Run LoRA Adaptation Grid#

This guide runs a LoRA fine-tuning sweep (unsupervised SimCLR/VICReg) to adapt the backbone’s representations to the target dataset, then evaluates SelfClean metrics.

Prerequisites#

Datasets configured in config/templates/file_template.py (ESC50_ROOT, ESC50_META, NOISE_ROOT).
Backbone weights available at paths in MODEL_PATHS.

Quick Start (Stage A)#

Baselines and a coarse LoRA grid over BEATs and EAT across duplicates, off-topic, and label errors at 10% corruption:

scripts/finetuning/run_lora_grid.sh

What It Does#

Writes runs to outputs/lora_grid/<model>_<issue>_frac<...>__....
Saves config.yaml and per-issue Score-*.csv compatible with scripts/collect_results.py.

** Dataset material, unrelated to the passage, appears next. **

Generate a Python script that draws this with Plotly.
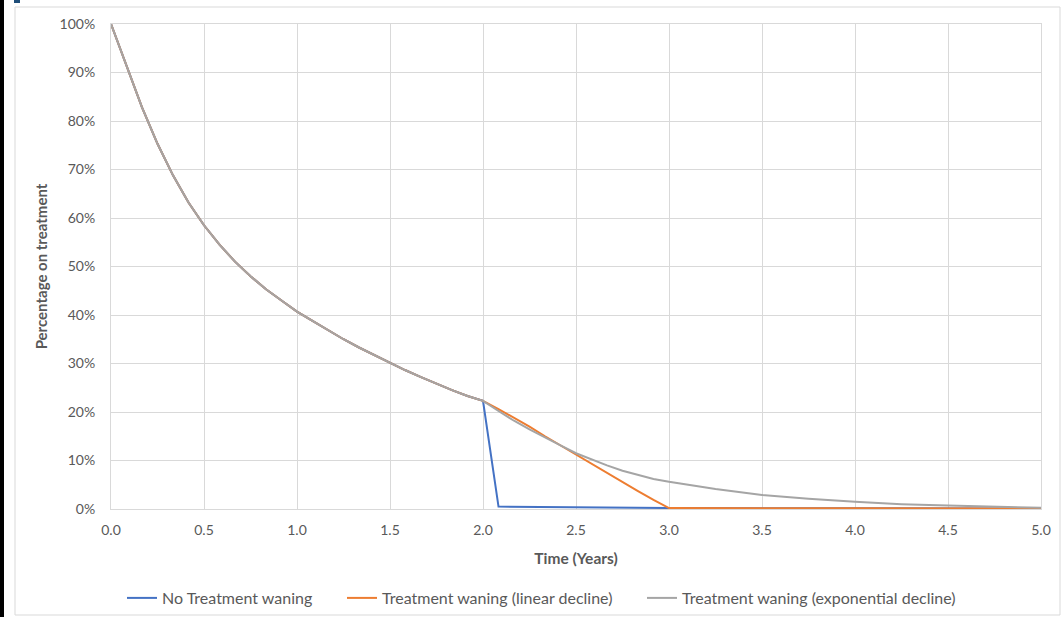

Customize the Sweep (Environment Variables)#

MODELS: space-separated backbones to try (default: "beats eat").
ISSUES: detection tasks (default: "duplicates off_topic_noise label_errors").
FRACS: corruption fractions (default: "0.1").
OBJECTIVES: infonce vicreg.
RS: LoRA rank (default: "8 16").
ALPHAS: LoRA alpha; if empty uses {r, 2r}.
LRS: learning rates (Stage A default: "5e-5 1e-4 3e-4").
EPOCHS: adaptation epochs (Stage A: "1 3").
TEMPS: InfoNCE temperatures (Stage A: "0.07 0.2 0.5").
MAX_STEPS: cap on optimizer steps per run (default: 200).
EXTRA_OVERRIDES: additional dotlist overrides (default enables strong augs).

Examples#

# Smaller dev sweep
MODELS="beats" ISSUES="duplicates off_topic_noise" EPOCHS="1" MAX_STEPS=100 \
  scripts/finetuning/run_lora_grid.sh

# VicReg only, higher rank
OBJECTIVES="vicreg" RS="16" LRS="3e-4" EPOCHS="3" \
  scripts/finetuning/run_lora_grid.sh

# Add/modify augmentations
EXTRA_OVERRIDES="selfclean_audio.adapt_strong_aug=true selfclean_audio.adapt_eq_prob=0.5" \
  scripts/finetuning/run_lora_grid.sh

Aggregate Results#

python scripts/collect_results.py --base-dir outputs

Notes#

The saved config logs requested overrides and actual initialization details.
If PEFT is unavailable, the run falls back to frozen base with projection head only.
Use MAX_STEPS to keep wallclock manageable while comparing many configurations.